A este debate, el de la financiación autonómica, deberíamos estar muy atentos tanto los grupos políticos como las asociaciones empresariales porque si pasamos de la necesidad de gasto a las capacidades fiscales, de la nivelación total de los servicios a la parcial, si se aumenta el poder tributario y se estimula la competencia fiscal, estaremos avanzando hacia una determinada modalidad federal con consecuencias sobre la igualdad, la localización empresarial y el equilibrio territorial.

Termino ya. El problema del Estado autonómico viene de lejos porque en la transición cualquier precio a pagar parecía barato a cambio de una convivencia cierta, duradera y democrática. El coste ha sido la fragilidad de lo nacional, porque la deslealtad de los partidos nacionalistas con el pacto político constituyente ha impedido que el Estado autonómico propiciase una dinámica de integración.

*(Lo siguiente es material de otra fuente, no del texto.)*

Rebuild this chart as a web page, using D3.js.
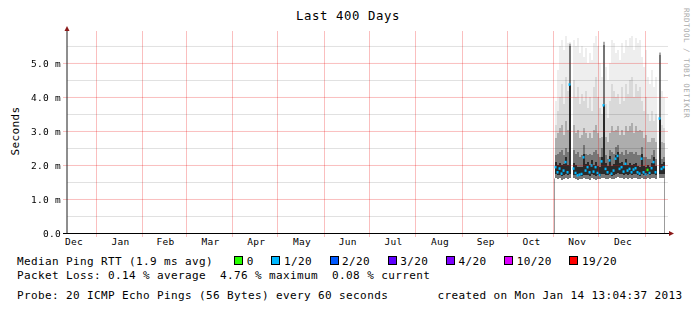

Tenemos por delante un largo trayecto que habrá que recorrer con el escepticismo y el espíritu crítico de quienes ya fuimos engañados una vez, conscientes de que mienten quienes nos venden lo fácil, que el buenismo no basta y que el realismo, la seriedad y la prudencia consiste en saber esto y no eludir las decisiones difíciles.

Podemos disculpar nuestros viejos errores porque no sabíamos lo suficiente. Ahora que tenemos conocimiento de ellos, sería imperdonable que nada cambiara.